# Problem statement
Reproduce the listing below exactly. Pictures do not belong in the copy.

# Stored data

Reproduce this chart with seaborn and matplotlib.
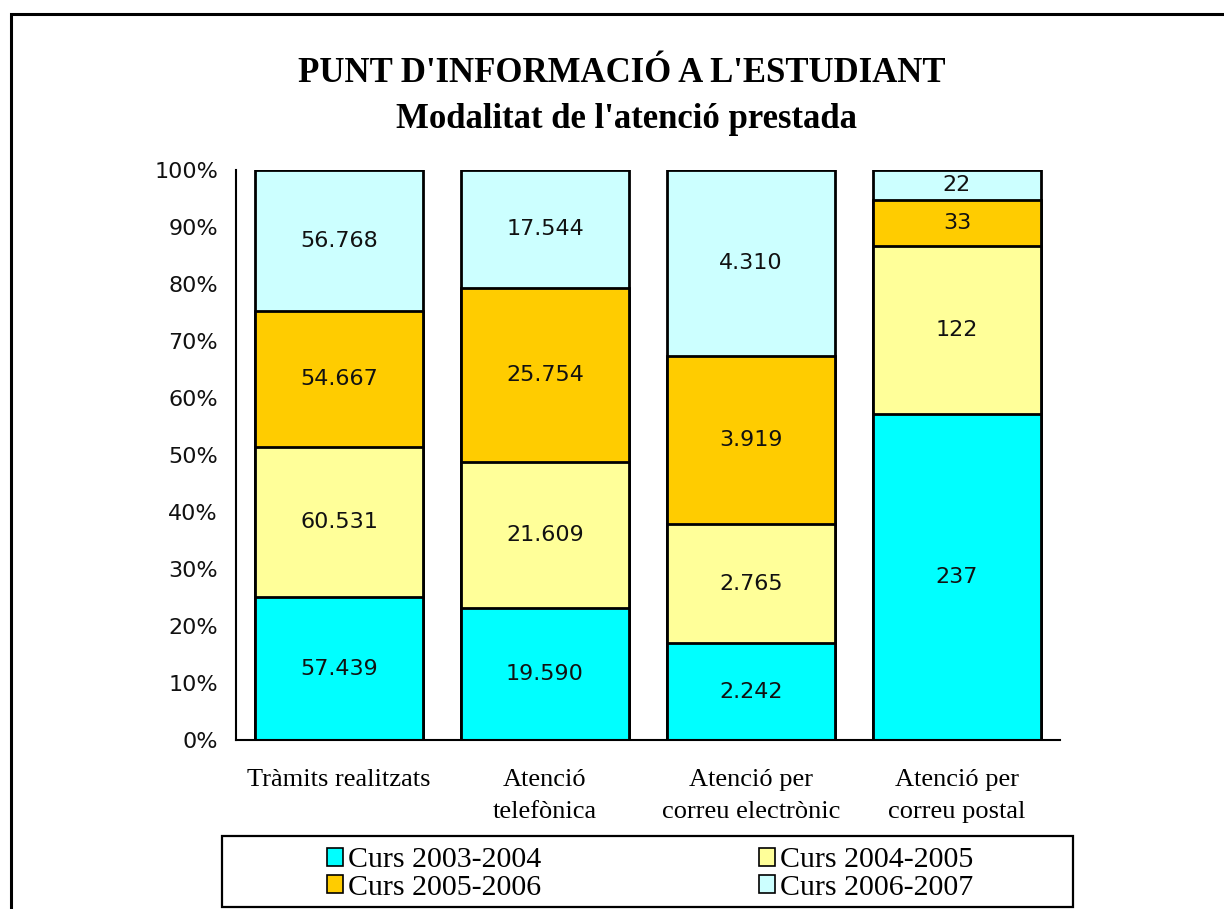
import numpy as np
import pandas as pd
import matplotlib
matplotlib.use("Agg")
import matplotlib.pyplot as plt
import seaborn as sns
from matplotlib.patches import Rectangle, Patch

categories = ["Tràmits realitzats", "Atenció\ntelefònica",
              "Atenció per\ncorreu electrònic", "Atenció per\ncorreu postal"]
series_names = ["Curs 2003-2004", "Curs 2004-2005", "Curs 2005-2006", "Curs 2006-2007"]
curs_2003_2004 = [57439, 19590, 2242, 237]
curs_2004_2005 = [60531, 21609, 2765, 122]
curs_2005_2006 = [54667, 25754, 3919, 33]
curs_2006_2007 = [56768, 17544, 4310, 22]
colors = ["#00FFFF", "#FFFF99", "#FFCC00", "#CCFFFF"]
yticks = [0, 10, 20, 30, 40, 50, 60, 70, 80, 90, 100]

sns.set_theme(style="white")
plt.rcParams["font.family"] = ["DejaVu Sans"]
plt.rcParams["text.color"] = "black"
plt.rcParams["xtick.color"] = "black"
plt.rcParams["ytick.color"] = "black"

vals = np.array([curs_2003_2004, curs_2004_2005, curs_2005_2006, curs_2006_2007], dtype=float)
totals = vals.sum(axis=0)
pct = vals / totals * 100
cum = np.cumsum(pct, axis=0)

fig = plt.figure(figsize=(12.24, 9.09), dpi=100)
ax = fig.add_axes([236/1224, 1-740/909, (1060-236)/1224, (740-170)/909])

for i in range(3, -1, -1):
    df = pd.DataFrame({"cat": categories, "val": cum[i]})
    sns.barplot(data=df, x="cat", y="val", ax=ax, color=colors[i], width=0.82,
                edgecolor="black", linewidth=2, saturation=1, errorbar=None)

ax.set_xlim(-0.5, 3.5)
ax.set_ylim(0, 100)
ax.set_yticks(yticks)
ax.set_yticklabels([f"{t}%" for t in yticks], fontsize=16, color="#111111")
ax.tick_params(axis="y", length=0, pad=13)
ax.tick_params(axis="x", length=0, pad=21)
ax.set_xticks(range(4))
ax.set_xticklabels(categories, fontsize=19, family="Liberation Serif", linespacing=1.6,
                   color="black")
ax.set_xlabel("")
ax.set_ylabel("")
for s in ["top", "right"]:
    ax.spines[s].set_visible(False)
for s in ["left", "bottom"]:
    ax.spines[s].set_color("black")
    ax.spines[s].set_linewidth(1.5)

# value labels
for i in range(4):
    for j in range(4):
        lower = cum[i-1, j] if i > 0 else 0
        yc = (lower + cum[i, j]) / 2
        ax.text(j, yc, f"{int(vals[i, j]):,}".replace(",", "."), ha="center", va="center",
                fontsize=16, color="#111111")

fig.text(622/1224, 1-74/909, "PUNT D'INFORMACIÓ A L'ESTUDIANT", ha="center", va="center",
         fontsize=25, fontweight="bold", family="Liberation Serif", color="black")
fig.text(626/1224, 1-119/909, "Modalitat de l'atenció prestada", ha="center", va="center",
         fontsize=25, fontweight="bold", family="Liberation Serif", color="black")

# outer border
fig.patches.append(Rectangle((11/1224, -0.1), 1.2, 1-14/909+0.1, transform=fig.transFigure,
                             fill=False, edgecolor="black", linewidth=2.2))
# legend box
fig.patches.append(Rectangle((222/1224, 1-907/909), (1073-222)/1224, (907-836)/909,
                             transform=fig.transFigure, fill=False, edgecolor="black", linewidth=1.6))

order = [0, 2, 1, 3]
handles = [Patch(facecolor=colors[k], edgecolor="black", linewidth=1.2) for k in order]
labels = [series_names[k] for k in order]
leg = fig.legend(handles, labels, ncol=2, loc="center", bbox_to_anchor=(650/1224, 1-874/909),
                 frameon=False, prop={"family": "Liberation Serif", "size": 21.5},
                 handlelength=0.55, handleheight=0.55, handletextpad=0.15, labelspacing=0.05,
                 columnspacing=7.3, borderpad=0)

fig.savefig("out.png", dpi=100)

# Worked answer
Reproduce this chart with seaborn and matplotlib.
import numpy as np
import pandas as pd
import matplotlib
matplotlib.use("Agg")
import matplotlib.pyplot as plt
import seaborn as sns
from matplotlib.patches import Rectangle, Patch

categories = ["Tràmits realitzats", "Atenció\ntelefònica",
              "Atenció per\ncorreu electrònic", "Atenció per\ncorreu postal"]
series_names = ["Curs 2003-2004", "Curs 2004-2005", "Curs 2005-2006", "Curs 2006-2007"]
curs_2003_2004 = [57439, 19590, 2242, 237]
curs_2004_2005 = [60531, 21609, 2765, 122]
curs_2005_2006 = [54667, 25754, 3919, 33]
curs_2006_2007 = [56768, 17544, 4310, 22]
colors = ["#00FFFF", "#FFFF99", "#FFCC00", "#CCFFFF"]
yticks = [0, 10, 20, 30, 40, 50, 60, 70, 80, 90, 100]

sns.set_theme(style="white")
plt.rcParams["font.family"] = ["DejaVu Sans"]
plt.rcParams["text.color"] = "black"
plt.rcParams["xtick.color"] = "black"
plt.rcParams["ytick.color"] = "black"

vals = np.array([curs_2003_2004, curs_2004_2005, curs_2005_2006, curs_2006_2007], dtype=float)
totals = vals.sum(axis=0)
pct = vals / totals * 100
cum = np.cumsum(pct, axis=0)

fig = plt.figure(figsize=(12.24, 9.09), dpi=100)
ax = fig.add_axes([236/1224, 1-740/909, (1060-236)/1224, (740-170)/909])

for i in range(3, -1, -1):
    df = pd.DataFrame({"cat": categories, "val": cum[i]})
    sns.barplot(data=df, x="cat", y="val", ax=ax, color=colors[i], width=0.82,
                edgecolor="black", linewidth=2, saturation=1, errorbar=None)

ax.set_xlim(-0.5, 3.5)
ax.set_ylim(0, 100)
ax.set_yticks(yticks)
ax.set_yticklabels([f"{t}%" for t in yticks], fontsize=16, color="#111111")
ax.tick_params(axis="y", length=0, pad=13)
ax.tick_params(axis="x", length=0, pad=21)
ax.set_xticks(range(4))
ax.set_xticklabels(categories, fontsize=19, family="Liberation Serif", linespacing=1.6,
                   color="black")
ax.set_xlabel("")
ax.set_ylabel("")
for s in ["top", "right"]:
    ax.spines[s].set_visible(False)
for s in ["left", "bottom"]:
    ax.spines[s].set_color("black")
    ax.spines[s].set_linewidth(1.5)

# value labels
for i in range(4):
    for j in range(4):
        lower = cum[i-1, j] if i > 0 else 0
        yc = (lower + cum[i, j]) / 2
        ax.text(j, yc, f"{int(vals[i, j]):,}".replace(",", "."), ha="center", va="center",
                fontsize=16, color="#111111")

fig.text(622/1224, 1-74/909, "PUNT D'INFORMACIÓ A L'ESTUDIANT", ha="center", va="center",
         fontsize=25, fontweight="bold", family="Liberation Serif", color="black")
fig.text(626/1224, 1-119/909, "Modalitat de l'atenció prestada", ha="center", va="center",
         fontsize=25, fontweight="bold", family="Liberation Serif", color="black")

# outer border
fig.patches.append(Rectangle((11/1224, -0.1), 1.2, 1-14/909+0.1, transform=fig.transFigure,
                             fill=False, edgecolor="black", linewidth=2.2))
# legend box
fig.patches.append(Rectangle((222/1224, 1-907/909), (1073-222)/1224, (907-836)/909,
                             transform=fig.transFigure, fill=False, edgecolor="black", linewidth=1.6))

order = [0, 2, 1, 3]
handles = [Patch(facecolor=colors[k], edgecolor="black", linewidth=1.2) for k in order]
labels = [series_names[k] for k in order]
leg = fig.legend(handles, labels, ncol=2, loc="center", bbox_to_anchor=(650/1224, 1-874/909),
                 frameon=False, prop={"family": "Liberation Serif", "size": 21.5},
                 handlelength=0.55, handleheight=0.55, handletextpad=0.15, labelspacing=0.05,
                 columnspacing=7.3, borderpad=0)

fig.savefig("out.png", dpi=100)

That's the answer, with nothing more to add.